Все же не так прост оказался «старец». Правда, до старца ему… далеко, в общем. Откуда ему было знать, что родится сын, да еще и по святцам как раз может быть наречен Григорием? Но самое главное, что взволновало Антона, – это то, что ровно тридцать шесть лет назад в этот же день родился и сам Распутин. Вот такая вот мистика цифр, как хочешь – так и понимай.
Оставался вопрос с тем, а как же, собственно, попасть в когорту власти предержащей. В России достаточное количество успешных промышленников, но они остаются просто промышленниками и к власти отношения не имеют. В целом их тяга к власти и породила революцию, переросшую в Гражданскую войну, да и война та должна была закончиться подавлением революции, да все эти кадеты, монархисты, сторонники Учредительного собрания так и не смогли договориться между собой, а как результат – были биты. Так что оставалось только действовать исподволь.
По результатам войны концерн был на подъеме, все его предприятия работали на полную мощность, и продукция имела постоянный сбыт, причем появились и заграничные заказы, а потому производство неуклонно расширялось. Военно-морское ведомство разместило заказ на сорок единиц «Росичей» – десяток из них планировалось поставить на Каспий, два на Балтику и один на Тихоокеанский флот. Вот только силовые установки должны были измениться: теперь уже никто не собирался скрывать монтаж турбин, а потому приобретаться должны были именно корабельные. Для выполнения столь большого заказа было решено строить новый завод в столице, тем более что в планах было еще кое-что и в НИИ над этим упорно трудились.
– О чем задумался, Антон? – видя озабоченный вид друга, поинтересовался Сергей.
– Да вот думаю. Сколько нами всего сделано, а едва ли не все зря. Мы изначально пошли не по тому пути и за малым не проиграли.
– Ну, командир, посмотри на это с другой стороны. Не вмешайся мы – и жертв было бы минимум раза в два больше. Война все еще продолжалась бы, и имеющие фору во времени революционеры и японские резиденты смогли бы организовать волнения по всей стране. Так что не так уж и напрасно.
– Согласен. Но метод не тот.
– Стоп. Антон, ты хочешь сказать, что покой нам только снится? – Возмущение на лице Звонарева было написано прямо-таки аршинными буквами.

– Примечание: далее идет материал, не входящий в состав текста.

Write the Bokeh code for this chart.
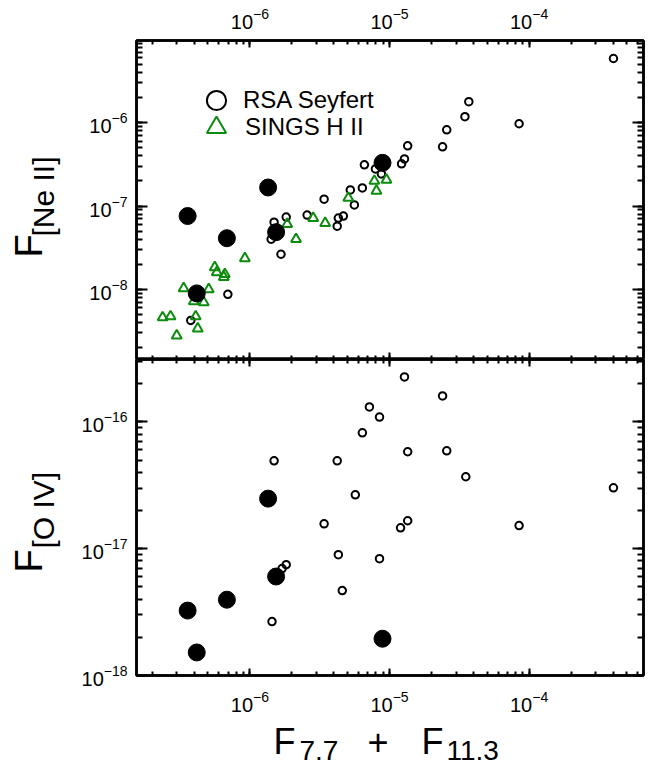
from bokeh.plotting import figure
from bokeh.models import LogAxis, Legend, LegendItem, LogTicker, Range1d
from bokeh.core.properties import value
from bokeh.layouts import column, row
from bokeh.embed import file_html
from bokeh.resources import INLINE

# ---------------- data ----------------
# RSA Seyferts, top panel: F(7.7)+F(11.3) vs F[Ne II]
sey_x_ne = [4.02e-4, 3.70e-5, 3.47e-5, 8.48e-5, 2.57e-5, 2.40e-5, 1.35e-5, 1.28e-5,
            1.22e-5, 6.61e-6, 7.93e-6, 8.75e-6, 6.39e-6, 5.24e-6, 3.40e-6, 5.60e-6,
            4.67e-6, 4.30e-6, 4.22e-6, 2.57e-6, 1.82e-6, 1.49e-6, 1.42e-6, 1.67e-6,
            6.95e-7, 3.77e-7]
sey_y_ne = [5.90e-6, 1.79e-6, 1.18e-6, 9.72e-7, 8.23e-7, 5.14e-7, 5.28e-7, 3.68e-7,
            3.21e-7, 3.12e-7, 2.79e-7, 2.43e-7, 1.65e-7, 1.56e-7, 1.21e-7, 1.03e-7,
            7.59e-8, 7.17e-8, 5.74e-8, 7.79e-8, 7.37e-8, 6.41e-8, 4.00e-8, 2.64e-8,
            8.71e-9, 4.24e-9]
# SINGS H II galaxies, top panel
hii_x = [7.79e-6, 9.51e-6, 8.06e-6, 5.07e-6, 2.84e-6, 3.46e-6, 1.85e-6, 2.14e-6,
         9.20e-7, 5.60e-7, 5.79e-7, 6.61e-7, 6.50e-7, 3.35e-7, 5.07e-7, 3.96e-7,
         4.67e-7, 2.37e-7, 2.70e-7, 4.09e-7, 4.23e-7, 2.99e-7]
hii_y = [2.00e-7, 2.06e-7, 1.52e-7, 1.25e-7, 7.17e-8, 6.24e-8, 6.07e-8, 4.00e-8,
         2.36e-8, 1.84e-8, 1.60e-8, 1.52e-8, 1.40e-8, 1.03e-8, 1.00e-8, 7.16e-9,
         6.97e-9, 4.60e-9, 4.73e-9, 4.73e-9, 3.39e-9, 2.79e-9]
# highlighted objects (filled circles), both panels
sel_x = [8.91e-6, 1.35e-6, 3.58e-7, 6.84e-7, 1.54e-6, 4.16e-7]
sel_y_ne = [3.30e-7, 1.67e-7, 7.59e-8, 4.11e-8, 4.86e-8, 8.95e-9]
sel_y_o4 = [1.95e-18, 2.48e-17, 3.25e-18, 3.96e-18, 6.03e-18, 1.52e-18]
# RSA Seyferts, bottom panel: F(7.7)+F(11.3) vs F[O IV]
sey_x_o4 = [1.28e-5, 2.40e-5, 7.18e-6, 8.48e-6, 6.39e-6, 1.35e-5, 2.57e-5, 1.49e-6,
            4.22e-6, 3.52e-5, 4.02e-4, 5.69e-6, 3.40e-6, 1.35e-5, 1.20e-5, 8.48e-5,
            4.30e-6, 8.48e-6, 1.82e-6, 1.70e-6, 4.59e-6, 1.44e-6]
sey_y_o4 = [2.26e-16, 1.60e-16, 1.31e-16, 1.09e-16, 8.19e-17, 5.81e-17, 5.91e-17, 4.93e-17,
            4.93e-17, 3.69e-17, 3.02e-17, 2.66e-17, 1.57e-17, 1.66e-17, 1.46e-17, 1.52e-17,
            8.97e-18, 8.34e-18, 7.48e-18, 6.96e-18, 4.67e-18, 2.66e-18]

legend_labels = ["RSA Seyfert", "SINGS H II"]
y_title_main = ["F", "F"]
y_title_sub = ["[Ne II]", "[O IV]"]
x_title_parts = ["F", "7.7", "+", "F", "11.3"]

X_RANGE = (1.54e-7, 6.6e-4)
Y_RANGE_NE = (1.44e-9, 9.7e-6)
Y_RANGE_O4 = (1.0e-18, 3.1e-16)

FONT = "Liberation Sans"
GREEN = "#0c8c0c"
MAIN_W = 586
LEFT_W = 64


def style_axis(ax, show_labels, tick_major, tick_minor, standoff=9):
    ax.ticker = LogTicker(num_minor_ticks=10)
    ax.major_tick_in = tick_major
    ax.major_tick_out = 0
    ax.minor_tick_in = tick_minor
    ax.minor_tick_out = 0
    ax.major_tick_line_width = 2
    ax.minor_tick_line_width = 2
    ax.major_tick_line_color = "black"
    ax.minor_tick_line_color = "black"
    ax.axis_line_width = 2.5
    ax.axis_line_color = "black"
    if show_labels:
        ax.major_label_text_font = FONT
        ax.major_label_text_font_size = "20px"
        ax.major_label_text_color = "black"
        ax.major_label_standoff = standoff
    else:
        ax.major_label_text_font_size = "1px"
        ax.major_label_text_alpha = 0
        ax.major_label_standoff = 0


def make_panel(height, y_range, border_top, border_bottom, labels_above, labels_below):
    p = figure(width=MAIN_W, height=height, x_axis_type="log", y_axis_type="log",
               x_range=Range1d(*X_RANGE), y_range=Range1d(*y_range),
               output_backend="svg", toolbar_location=None,
               min_border_left=72, min_border_right=7,
               min_border_top=border_top, min_border_bottom=border_bottom)
    p.grid.visible = False
    p.outline_line_color = "black"
    p.outline_line_width = 2.5
    p.add_layout(LogAxis(), "above")
    p.add_layout(LogAxis(), "right")
    style_axis(p.below[0], labels_below, 7, 4, 15)
    style_axis(p.above[0], labels_above, 7, 4, 12)
    style_axis(p.left[0], True, 11, 6, 9)
    style_axis(p.right[0], False, 11, 6)
    return p


top = make_panel(359, Y_RANGE_NE, 40, 0, True, False)
bot = make_panel(360, Y_RANGE_O4, 0, 44, False, True)

# top panel marks
r_sey = top.scatter(sey_x_ne, sey_y_ne, marker="circle", size=7.5, fill_color=None,
                    line_color="black", line_width=2)
r_hii = top.scatter(hii_x, hii_y, marker="triangle", size=10, fill_color=None,
                    line_color=GREEN, line_width=2)
top.scatter(sel_x, sel_y_ne, marker="circle", size=17, fill_color="black",
            line_color="black")

# bottom panel marks
bot.scatter(sey_x_o4, sey_y_o4, marker="circle", size=7.5, fill_color=None,
            line_color="black", line_width=2)
bot.scatter(sel_x, sel_y_o4, marker="circle", size=17, fill_color="black",
            line_color="black")

# legend (two single-item legends to control row spacing)
for lab, rend, loc, standoff in [(legend_labels[0], r_sey, (56, 235), 3),
                                 (legend_labels[1], r_hii, (56, 208), 5)]:
    lg = Legend(items=[LegendItem(label=lab, renderers=[rend])], location=loc,
                glyph_width=48, glyph_height=48, padding=2, margin=0,
                label_standoff=standoff, label_text_font=FONT,
                label_text_font_size="24px", label_text_color="black",
                border_line_color=None, background_fill_alpha=0)
    top.add_layout(lg)

# ---- y-axis titles: a narrow text-only canvas on the left (pixel coordinates) ----
ylab = figure(width=LEFT_W, height=765, x_range=Range1d(0, LEFT_W), y_range=Range1d(0, 765),
              output_backend="svg", toolbar_location=None,
              x_axis_location=None, y_axis_location=None, min_border=0)
ylab.grid.visible = False
ylab.outline_line_color = None
ylab.text(x=[28, 28], y=[508, 193], text=y_title_main, angle=1.5708,
          text_font=value(FONT), text_font_size="38px",
          text_align="left", text_baseline="alphabetic", text_color="black")
ylab.text(x=[43, 43], y=[529, 217], text=y_title_sub, angle=1.5708,
          text_font=value(FONT), text_font_size="30px",
          text_align="left", text_baseline="alphabetic", text_color="black")

# ---- x-axis title: a short text-only canvas below the bottom panel ----
# (its frame is aligned with the panels' frames, so x is in page pixels 136..643)
xlab = figure(width=MAIN_W, height=46, x_range=Range1d(136, 643), y_range=Range1d(0, 46),
              output_backend="svg", toolbar_location=None,
              x_axis_location=None, y_axis_location=None, min_border=0)
xlab.grid.visible = False
xlab.outline_line_color = None
xlab.text(x=[273, 367, 421], y=[24, 24, 24], text=[x_title_parts[0], x_title_parts[2],
                                                     x_title_parts[3]],
          text_font=value(FONT), text_font_size="36px",
          text_align="left", text_baseline="alphabetic", text_color="black")
xlab.text(x=[299, 446], y=[15, 15], text=[x_title_parts[1], x_title_parts[4]],
          text_font=value(FONT), text_font_size="28px",
          text_align="left", text_baseline="alphabetic", text_color="black")

layout = row(ylab, column(top, bot, xlab, spacing=0), spacing=0)
open("out.html", "w").write(file_html(layout, INLINE))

– Как ни странно, но цель, основная цель, не достигнута. Помнишь, Сережа, как еще несколько лет назад ты сказал, что в раскачивании лодки под названием Россия участвовали далеко не одни революционеры, и даже не они сыграли основную роль в том, что лодка перевернулась?
– Конечно, помню. Я и сейчас это утверждаю. Та-а-ак, началось. Ты что, решил перекроить общество?.. Так человек такая скотина, что сколько ему ни дай – ему все мало будет, а нашим воротилам нужна власть, которой царь-батюшка ну никак не хочет делиться.
– Поделится, куда он денется. Вот только если это будут делать как было, по методу лебедя, рака и щуки, то опять все заберут большевики.
– Антон, лезть в политику – это куда более опасно и трудно, чем то, что мы уже сделали.
– А выбора нет, Сережа. С вами или без вас, но я все одно в это влезу.
– Тогда старый уговор в силе. Я занимаюсь только финансами и производством. Что на меня так смотрите? Не полезу я больше ни в какую свару – один раз сглупил, второго раза не дождетесь, – искренне возмущаясь, заявил Звонарев. Его понять можно: за ту историю с генералами его едва не отдали под суд – во всяком случае, следствие было весьма вдумчивым. Как итог, Сергей был единственным, кто не удостоился даже памятной медали, хотя таковая была и вручили ее каждому из участников операции.